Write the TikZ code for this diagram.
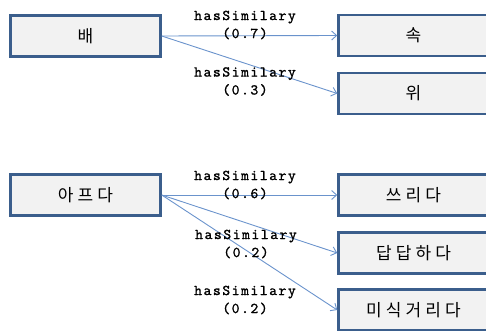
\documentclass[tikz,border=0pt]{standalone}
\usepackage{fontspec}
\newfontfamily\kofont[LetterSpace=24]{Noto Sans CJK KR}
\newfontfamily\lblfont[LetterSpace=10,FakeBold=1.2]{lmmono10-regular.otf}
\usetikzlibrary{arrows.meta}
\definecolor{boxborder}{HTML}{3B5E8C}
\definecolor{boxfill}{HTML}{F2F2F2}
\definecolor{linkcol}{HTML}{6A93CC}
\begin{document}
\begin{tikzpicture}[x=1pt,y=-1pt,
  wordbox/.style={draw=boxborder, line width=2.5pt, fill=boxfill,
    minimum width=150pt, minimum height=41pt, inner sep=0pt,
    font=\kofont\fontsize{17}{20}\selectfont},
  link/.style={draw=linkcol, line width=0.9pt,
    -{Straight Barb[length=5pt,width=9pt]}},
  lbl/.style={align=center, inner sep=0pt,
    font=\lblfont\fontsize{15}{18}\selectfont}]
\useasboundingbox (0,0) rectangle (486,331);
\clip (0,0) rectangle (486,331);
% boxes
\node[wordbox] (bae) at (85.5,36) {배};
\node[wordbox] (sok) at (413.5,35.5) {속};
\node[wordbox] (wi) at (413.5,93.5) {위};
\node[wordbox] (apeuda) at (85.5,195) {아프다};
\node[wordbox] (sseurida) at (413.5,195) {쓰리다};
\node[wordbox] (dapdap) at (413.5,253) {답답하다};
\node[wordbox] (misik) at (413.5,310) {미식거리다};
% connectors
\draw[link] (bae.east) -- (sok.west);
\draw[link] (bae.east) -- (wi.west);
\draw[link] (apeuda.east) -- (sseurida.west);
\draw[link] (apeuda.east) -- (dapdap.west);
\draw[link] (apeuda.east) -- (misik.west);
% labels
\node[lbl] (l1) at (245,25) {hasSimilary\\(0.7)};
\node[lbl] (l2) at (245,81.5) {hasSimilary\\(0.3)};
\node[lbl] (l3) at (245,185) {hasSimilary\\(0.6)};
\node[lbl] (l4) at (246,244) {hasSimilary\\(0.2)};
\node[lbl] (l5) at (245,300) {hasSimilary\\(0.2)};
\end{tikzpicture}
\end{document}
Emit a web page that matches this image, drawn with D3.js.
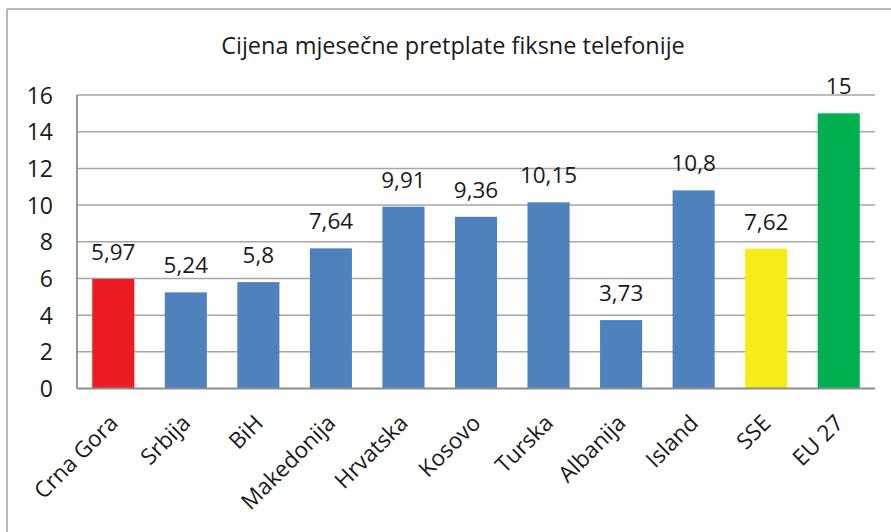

.....

Goal |
Strip out the pictures and quote the remaining data word for word.

Problem solution |
Write the TikZ code for this diagram.
\documentclass[tikz,border=0pt]{standalone}
\usepackage{fontspec}
\newfontfamily\kofont[LetterSpace=24]{Noto Sans CJK KR}
\newfontfamily\lblfont[LetterSpace=10,FakeBold=1.2]{lmmono10-regular.otf}
\usetikzlibrary{arrows.meta}
\definecolor{boxborder}{HTML}{3B5E8C}
\definecolor{boxfill}{HTML}{F2F2F2}
\definecolor{linkcol}{HTML}{6A93CC}
\begin{document}
\begin{tikzpicture}[x=1pt,y=-1pt,
  wordbox/.style={draw=boxborder, line width=2.5pt, fill=boxfill,
    minimum width=150pt, minimum height=41pt, inner sep=0pt,
    font=\kofont\fontsize{17}{20}\selectfont},
  link/.style={draw=linkcol, line width=0.9pt,
    -{Straight Barb[length=5pt,width=9pt]}},
  lbl/.style={align=center, inner sep=0pt,
    font=\lblfont\fontsize{15}{18}\selectfont}]
\useasboundingbox (0,0) rectangle (486,331);
\clip (0,0) rectangle (486,331);
% boxes
\node[wordbox] (bae) at (85.5,36) {배};
\node[wordbox] (sok) at (413.5,35.5) {속};
\node[wordbox] (wi) at (413.5,93.5) {위};
\node[wordbox] (apeuda) at (85.5,195) {아프다};
\node[wordbox] (sseurida) at (413.5,195) {쓰리다};
\node[wordbox] (dapdap) at (413.5,253) {답답하다};
\node[wordbox] (misik) at (413.5,310) {미식거리다};
% connectors
\draw[link] (bae.east) -- (sok.west);
\draw[link] (bae.east) -- (wi.west);
\draw[link] (apeuda.east) -- (sseurida.west);
\draw[link] (apeuda.east) -- (dapdap.west);
\draw[link] (apeuda.east) -- (misik.west);
% labels
\node[lbl] (l1) at (245,25) {hasSimilary\\(0.7)};
\node[lbl] (l2) at (245,81.5) {hasSimilary\\(0.3)};
\node[lbl] (l3) at (245,185) {hasSimilary\\(0.6)};
\node[lbl] (l4) at (246,244) {hasSimilary\\(0.2)};
\node[lbl] (l5) at (245,300) {hasSimilary\\(0.2)};
\end{tikzpicture}
\end{document}
Emit a web page that matches this image, drawn with D3.js.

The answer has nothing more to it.